A multiplicative transformation multiplies a function or its input by a nonzero constant, which dilates the graph instead of translating it.
Multiplying the output, as in g(x) = af(x), vertically dilates the graph by a factor of |a|, and a negative a adds a reflection over the x-axis.
Multiplying the input, as in g(x) = f(bx), horizontally dilates the graph by the reciprocal factor 1/|b|, and a negative b reflects the graph over the y-axis.
Per CED 2.7.C.3, every multiplicative transformation is secretly a composition of f with the simple function g(x) = kx.
In Unit 3, amplitude and period changes for sinusoidal functions are multiplicative transformations, and for tangent, a tan θ dilates vertically by |a| since tangent has no amplitude.
If the constant is added, the graph slides (additive); if the constant is multiplied, the graph stretches or flips (multiplicative).
It's a transformation where a function or its input is multiplied by a nonzero constant, written g(x) = af(x) or g(x) = f(bx). The result is a vertical or horizontal dilation of the graph, with a reflection if the constant is negative (CED 1.12.A.3).
No, it compresses it. The horizontal dilation factor is the reciprocal, 1/|b|, so f(2x) squeezes the graph to half its original width. The function reaches each output value twice as fast.
Additive transformations add a constant and translate (slide) the graph, like f(x) + k or f(x + h). Multiplicative transformations multiply by a constant and dilate or reflect the graph, like af(x) or f(bx).
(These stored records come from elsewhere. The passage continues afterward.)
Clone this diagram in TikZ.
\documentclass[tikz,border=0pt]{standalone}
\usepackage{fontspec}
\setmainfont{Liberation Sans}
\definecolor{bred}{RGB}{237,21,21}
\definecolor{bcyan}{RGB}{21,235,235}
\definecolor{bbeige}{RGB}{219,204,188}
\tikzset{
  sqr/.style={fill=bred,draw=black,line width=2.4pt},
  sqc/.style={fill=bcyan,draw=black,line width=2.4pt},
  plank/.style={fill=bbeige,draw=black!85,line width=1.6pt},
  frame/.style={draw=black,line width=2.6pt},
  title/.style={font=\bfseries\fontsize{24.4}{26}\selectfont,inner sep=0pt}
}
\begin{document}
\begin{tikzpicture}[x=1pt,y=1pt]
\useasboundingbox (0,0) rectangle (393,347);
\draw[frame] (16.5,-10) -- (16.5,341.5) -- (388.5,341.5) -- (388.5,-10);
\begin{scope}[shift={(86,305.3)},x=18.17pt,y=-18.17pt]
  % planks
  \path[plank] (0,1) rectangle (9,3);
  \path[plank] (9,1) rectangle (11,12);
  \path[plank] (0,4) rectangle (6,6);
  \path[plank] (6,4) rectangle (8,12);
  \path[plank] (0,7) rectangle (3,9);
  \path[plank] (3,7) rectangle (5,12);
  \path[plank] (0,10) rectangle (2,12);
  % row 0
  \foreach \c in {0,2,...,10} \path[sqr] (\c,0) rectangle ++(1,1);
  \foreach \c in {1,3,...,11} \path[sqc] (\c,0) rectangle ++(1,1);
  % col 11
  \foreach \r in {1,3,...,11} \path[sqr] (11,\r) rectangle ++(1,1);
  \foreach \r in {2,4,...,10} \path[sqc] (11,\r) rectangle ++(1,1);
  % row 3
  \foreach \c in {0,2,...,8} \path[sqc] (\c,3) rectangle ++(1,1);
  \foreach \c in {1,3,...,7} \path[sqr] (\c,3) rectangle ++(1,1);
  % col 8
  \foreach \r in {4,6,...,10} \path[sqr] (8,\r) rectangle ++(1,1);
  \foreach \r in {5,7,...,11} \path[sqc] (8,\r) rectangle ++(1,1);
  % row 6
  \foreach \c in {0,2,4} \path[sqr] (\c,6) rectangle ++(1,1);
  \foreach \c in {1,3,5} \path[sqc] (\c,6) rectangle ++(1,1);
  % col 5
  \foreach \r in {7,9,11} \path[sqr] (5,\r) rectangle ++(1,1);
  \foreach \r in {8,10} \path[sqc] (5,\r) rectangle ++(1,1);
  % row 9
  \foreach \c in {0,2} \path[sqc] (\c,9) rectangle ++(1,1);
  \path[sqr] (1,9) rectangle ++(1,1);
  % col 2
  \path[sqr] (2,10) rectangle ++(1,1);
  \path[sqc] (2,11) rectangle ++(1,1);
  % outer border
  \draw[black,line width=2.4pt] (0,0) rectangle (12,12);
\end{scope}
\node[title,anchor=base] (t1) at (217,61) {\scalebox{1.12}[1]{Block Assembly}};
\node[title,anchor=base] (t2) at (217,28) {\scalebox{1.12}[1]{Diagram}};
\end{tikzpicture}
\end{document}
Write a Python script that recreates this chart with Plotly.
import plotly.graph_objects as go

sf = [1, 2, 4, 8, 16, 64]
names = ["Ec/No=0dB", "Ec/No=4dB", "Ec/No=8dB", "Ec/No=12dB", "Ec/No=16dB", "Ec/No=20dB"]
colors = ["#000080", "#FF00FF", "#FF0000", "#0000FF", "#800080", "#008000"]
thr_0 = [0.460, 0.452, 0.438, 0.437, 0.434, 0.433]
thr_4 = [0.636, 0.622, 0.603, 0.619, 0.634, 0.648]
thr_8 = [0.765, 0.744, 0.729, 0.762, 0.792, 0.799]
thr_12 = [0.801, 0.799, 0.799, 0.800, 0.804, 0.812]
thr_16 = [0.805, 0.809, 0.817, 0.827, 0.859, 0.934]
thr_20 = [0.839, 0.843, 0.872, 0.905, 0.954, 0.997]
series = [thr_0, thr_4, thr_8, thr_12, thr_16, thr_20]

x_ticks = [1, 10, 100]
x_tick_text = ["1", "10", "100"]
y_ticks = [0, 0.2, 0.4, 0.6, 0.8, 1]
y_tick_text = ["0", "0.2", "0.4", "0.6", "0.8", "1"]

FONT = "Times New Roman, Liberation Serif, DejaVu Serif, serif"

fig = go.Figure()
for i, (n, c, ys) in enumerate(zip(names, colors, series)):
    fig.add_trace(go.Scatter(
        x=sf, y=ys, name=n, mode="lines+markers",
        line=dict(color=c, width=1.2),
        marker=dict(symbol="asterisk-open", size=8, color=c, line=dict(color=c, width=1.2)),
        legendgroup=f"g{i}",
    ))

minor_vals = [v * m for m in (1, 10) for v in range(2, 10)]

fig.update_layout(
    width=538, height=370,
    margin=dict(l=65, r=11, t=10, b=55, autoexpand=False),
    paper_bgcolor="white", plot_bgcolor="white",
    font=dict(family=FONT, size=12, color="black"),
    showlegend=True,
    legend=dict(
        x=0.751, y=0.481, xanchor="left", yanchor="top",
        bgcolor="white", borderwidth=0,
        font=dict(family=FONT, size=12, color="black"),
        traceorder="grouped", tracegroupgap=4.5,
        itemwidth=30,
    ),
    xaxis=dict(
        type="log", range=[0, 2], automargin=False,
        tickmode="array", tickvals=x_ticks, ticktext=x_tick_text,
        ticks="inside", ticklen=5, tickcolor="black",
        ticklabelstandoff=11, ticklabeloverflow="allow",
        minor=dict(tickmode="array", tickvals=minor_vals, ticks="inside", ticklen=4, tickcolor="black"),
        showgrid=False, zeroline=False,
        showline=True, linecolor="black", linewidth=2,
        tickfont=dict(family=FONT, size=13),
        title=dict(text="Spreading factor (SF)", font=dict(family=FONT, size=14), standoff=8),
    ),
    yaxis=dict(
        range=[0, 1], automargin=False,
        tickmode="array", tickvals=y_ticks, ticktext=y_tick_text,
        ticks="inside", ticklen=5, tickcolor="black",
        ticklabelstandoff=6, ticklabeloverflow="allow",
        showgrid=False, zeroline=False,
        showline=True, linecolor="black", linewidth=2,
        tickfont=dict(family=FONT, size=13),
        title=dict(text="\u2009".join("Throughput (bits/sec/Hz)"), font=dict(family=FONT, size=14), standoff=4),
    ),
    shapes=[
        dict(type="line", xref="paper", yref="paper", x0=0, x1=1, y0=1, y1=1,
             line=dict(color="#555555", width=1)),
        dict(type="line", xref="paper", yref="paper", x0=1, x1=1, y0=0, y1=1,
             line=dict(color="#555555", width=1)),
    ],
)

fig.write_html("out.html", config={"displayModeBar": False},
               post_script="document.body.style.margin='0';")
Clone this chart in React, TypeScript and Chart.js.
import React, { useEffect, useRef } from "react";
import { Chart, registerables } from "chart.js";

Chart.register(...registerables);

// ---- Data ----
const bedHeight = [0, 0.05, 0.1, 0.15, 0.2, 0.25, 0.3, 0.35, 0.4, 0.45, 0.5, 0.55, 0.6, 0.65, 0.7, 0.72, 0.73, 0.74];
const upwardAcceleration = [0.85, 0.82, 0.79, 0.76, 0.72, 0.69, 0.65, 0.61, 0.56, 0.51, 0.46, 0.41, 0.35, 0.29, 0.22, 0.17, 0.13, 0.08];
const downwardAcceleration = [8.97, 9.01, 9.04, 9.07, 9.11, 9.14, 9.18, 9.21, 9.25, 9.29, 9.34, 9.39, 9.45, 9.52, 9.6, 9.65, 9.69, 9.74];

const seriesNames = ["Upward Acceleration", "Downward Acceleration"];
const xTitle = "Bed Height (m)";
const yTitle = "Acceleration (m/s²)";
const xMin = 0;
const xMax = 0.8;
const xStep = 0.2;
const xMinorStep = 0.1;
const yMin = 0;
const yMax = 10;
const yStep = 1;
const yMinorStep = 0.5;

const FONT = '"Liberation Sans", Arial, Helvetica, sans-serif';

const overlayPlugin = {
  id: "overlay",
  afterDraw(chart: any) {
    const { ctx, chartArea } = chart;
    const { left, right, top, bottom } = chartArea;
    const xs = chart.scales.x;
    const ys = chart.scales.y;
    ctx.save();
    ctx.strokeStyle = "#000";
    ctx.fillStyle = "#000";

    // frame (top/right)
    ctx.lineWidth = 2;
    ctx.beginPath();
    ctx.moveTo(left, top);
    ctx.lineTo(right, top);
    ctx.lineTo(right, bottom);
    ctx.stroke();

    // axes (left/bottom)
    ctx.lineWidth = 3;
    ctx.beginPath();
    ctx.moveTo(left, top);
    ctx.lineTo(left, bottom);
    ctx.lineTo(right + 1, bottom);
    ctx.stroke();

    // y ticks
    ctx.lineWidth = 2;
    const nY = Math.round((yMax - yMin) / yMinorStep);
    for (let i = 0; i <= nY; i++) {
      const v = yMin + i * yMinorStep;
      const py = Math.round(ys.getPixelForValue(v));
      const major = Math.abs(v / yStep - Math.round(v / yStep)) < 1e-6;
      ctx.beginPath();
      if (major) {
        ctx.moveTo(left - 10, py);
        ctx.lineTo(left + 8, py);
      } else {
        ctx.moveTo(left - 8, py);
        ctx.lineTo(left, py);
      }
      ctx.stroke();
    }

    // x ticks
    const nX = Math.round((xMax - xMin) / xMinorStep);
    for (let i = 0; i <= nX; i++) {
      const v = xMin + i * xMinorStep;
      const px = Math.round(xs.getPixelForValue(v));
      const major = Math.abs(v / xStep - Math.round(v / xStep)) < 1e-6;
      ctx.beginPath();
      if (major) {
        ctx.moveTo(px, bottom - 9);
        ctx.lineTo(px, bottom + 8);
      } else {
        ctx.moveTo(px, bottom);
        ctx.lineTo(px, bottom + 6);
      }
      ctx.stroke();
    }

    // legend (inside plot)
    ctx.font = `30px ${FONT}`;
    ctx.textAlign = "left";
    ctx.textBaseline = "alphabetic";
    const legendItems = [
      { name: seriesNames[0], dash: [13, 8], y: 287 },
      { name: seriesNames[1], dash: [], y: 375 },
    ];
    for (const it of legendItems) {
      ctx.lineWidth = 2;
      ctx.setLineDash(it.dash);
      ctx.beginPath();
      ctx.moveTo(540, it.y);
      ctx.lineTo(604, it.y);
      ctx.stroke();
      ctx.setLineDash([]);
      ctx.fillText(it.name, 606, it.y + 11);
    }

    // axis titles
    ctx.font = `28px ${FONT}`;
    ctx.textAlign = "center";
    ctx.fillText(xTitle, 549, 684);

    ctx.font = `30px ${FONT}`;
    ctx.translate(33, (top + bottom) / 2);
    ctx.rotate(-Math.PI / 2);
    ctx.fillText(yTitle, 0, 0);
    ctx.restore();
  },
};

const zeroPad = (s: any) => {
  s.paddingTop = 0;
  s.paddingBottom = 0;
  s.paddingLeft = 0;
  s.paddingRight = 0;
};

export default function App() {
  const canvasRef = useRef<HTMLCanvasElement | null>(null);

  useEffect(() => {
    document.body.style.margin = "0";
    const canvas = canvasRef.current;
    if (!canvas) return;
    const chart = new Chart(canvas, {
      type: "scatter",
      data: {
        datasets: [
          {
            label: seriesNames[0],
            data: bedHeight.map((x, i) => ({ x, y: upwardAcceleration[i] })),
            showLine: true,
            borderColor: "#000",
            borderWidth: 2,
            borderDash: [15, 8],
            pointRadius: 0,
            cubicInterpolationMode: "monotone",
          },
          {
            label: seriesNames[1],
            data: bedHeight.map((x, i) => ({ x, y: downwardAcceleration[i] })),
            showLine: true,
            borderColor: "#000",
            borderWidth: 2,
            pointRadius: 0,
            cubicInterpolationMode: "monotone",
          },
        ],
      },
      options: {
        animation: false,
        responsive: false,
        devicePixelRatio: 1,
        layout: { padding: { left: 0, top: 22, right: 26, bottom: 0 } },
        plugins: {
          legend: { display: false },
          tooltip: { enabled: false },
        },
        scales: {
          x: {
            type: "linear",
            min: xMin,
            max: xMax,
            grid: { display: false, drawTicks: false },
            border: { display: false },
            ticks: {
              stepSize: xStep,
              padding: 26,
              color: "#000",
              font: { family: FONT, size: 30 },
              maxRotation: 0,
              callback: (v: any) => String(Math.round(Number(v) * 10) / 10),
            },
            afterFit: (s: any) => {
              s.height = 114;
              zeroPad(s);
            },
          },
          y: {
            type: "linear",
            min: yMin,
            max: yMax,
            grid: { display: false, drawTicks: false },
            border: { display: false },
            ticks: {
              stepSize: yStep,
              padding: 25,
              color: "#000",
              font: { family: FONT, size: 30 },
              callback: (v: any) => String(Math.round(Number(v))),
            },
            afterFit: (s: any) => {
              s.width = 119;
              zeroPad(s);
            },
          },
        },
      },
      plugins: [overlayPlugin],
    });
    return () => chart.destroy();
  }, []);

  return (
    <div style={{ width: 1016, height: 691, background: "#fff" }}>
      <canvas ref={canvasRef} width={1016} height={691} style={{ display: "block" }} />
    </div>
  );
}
The operation tells you which one you're looking at.
Yes. Reflections come from negative constants in multiplicative transformations. In g(x) = af(x), a negative a reflects over the x-axis; in g(x) = f(bx), a negative b reflects over the y-axis. So h(x) = -2f(x) is both a vertical dilation by 2 and an x-axis reflection.
They're the same idea with trig vocabulary. In a sin(bx), the |a| is a vertical dilation that sets the amplitude, and the b is a horizontal dilation that sets the period at 2π/|b|. For tangent, 3.8.C.3 says a tan θ vertically dilates by |a|, but tangent has no amplitude because its range is unbounded.